TASK TO COMPLETE:
Look at the data below and print exactly the lines from its first line through the line with "(0,0) rectangle (449,497);"; the pictures stay out of the copy.

Begin

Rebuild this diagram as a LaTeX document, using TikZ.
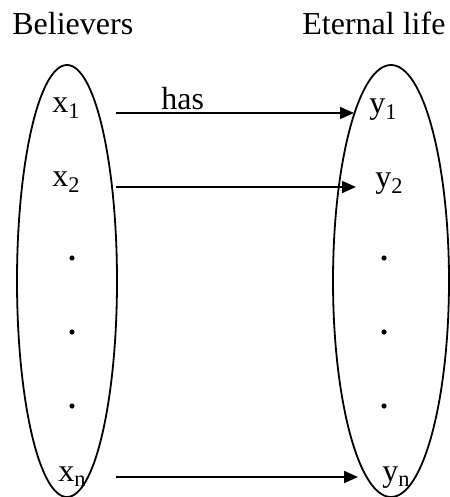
\documentclass[tikz,border=0pt]{standalone}
\usepackage{fontspec}
\setmainfont{Liberation Serif}
\usetikzlibrary{positioning,arrows.meta,shapes.geometric}

\begin{document}
\begin{tikzpicture}[
  x=0.5pt,y=-0.5pt,
  font=\fontsize{16}{19}\selectfont,
  setbox/.style={draw,ellipse,line width=0.9pt,inner sep=0pt},
  elem/.style={anchor=base west,inner sep=0pt},
  maparr/.style={-{Triangle[length=7pt,width=6pt]},line width=0.9pt},
  dotmark/.style={circle,fill,inner sep=0pt,minimum size=2.6pt}
]
\useasboundingbox (0,0) rectangle (449,497);

% ---- headings ----
\node[elem] (hX) at (12,35) {Believers};
\node[elem] (hY) at (302,35) {Eternal life};

% ---- the two sets ----
\node[setbox,minimum width=50pt,minimum height=216pt] (setX) at (67,281) {};
\node[setbox,minimum width=58pt,minimum height=216pt] (setY) at (391,281) {};

% ---- elements ----
\node[elem] (x1) at (52,113) {x\textsubscript{1}};
\node[elem] (x2) at (52,187) {x\textsubscript{2}};
\node[elem] (xn) at (58,481) {x\textsubscript{n}};
\node[elem] (y1) at (369,114) {y\textsubscript{1}};
\node[elem] (y2) at (375,188) {y\textsubscript{2}};
\node[elem] (yn) at (382,481) {y\textsubscript{n}};

\foreach \Y [count=\i] in {258,332,406}{
  \node[dotmark] (dx\i) at (72,\Y) {};
  \node[dotmark] (dy\i) at (384,\Y) {};
}

% ---- arrow ends ----
\coordinate (s1) at (116,113);
\coordinate (e1) at (354,113);
\coordinate (s2) at (116,187);
\coordinate (e2) at (356,187);
\coordinate (sn) at (116,477);
\coordinate (en) at (358,477);

% ---- mapping ----
\draw[maparr] (s1) -- node[pos=0.28,above,inner sep=1pt]{has} (e1);
\draw[maparr] (s2) -- (e2);
\draw[maparr] (sn) -- (en);

\end{tikzpicture}
\end{document}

End

REPLY TO THE TASK:
Rebuild this diagram as a LaTeX document, using TikZ.
\documentclass[tikz,border=0pt]{standalone}
\usepackage{fontspec}
\setmainfont{Liberation Serif}
\usetikzlibrary{positioning,arrows.meta,shapes.geometric}

\begin{document}
\begin{tikzpicture}[
  x=0.5pt,y=-0.5pt,
  font=\fontsize{16}{19}\selectfont,
  setbox/.style={draw,ellipse,line width=0.9pt,inner sep=0pt},
  elem/.style={anchor=base west,inner sep=0pt},
  maparr/.style={-{Triangle[length=7pt,width=6pt]},line width=0.9pt},
  dotmark/.style={circle,fill,inner sep=0pt,minimum size=2.6pt}
]
\useasboundingbox (0,0) rectangle (449,497);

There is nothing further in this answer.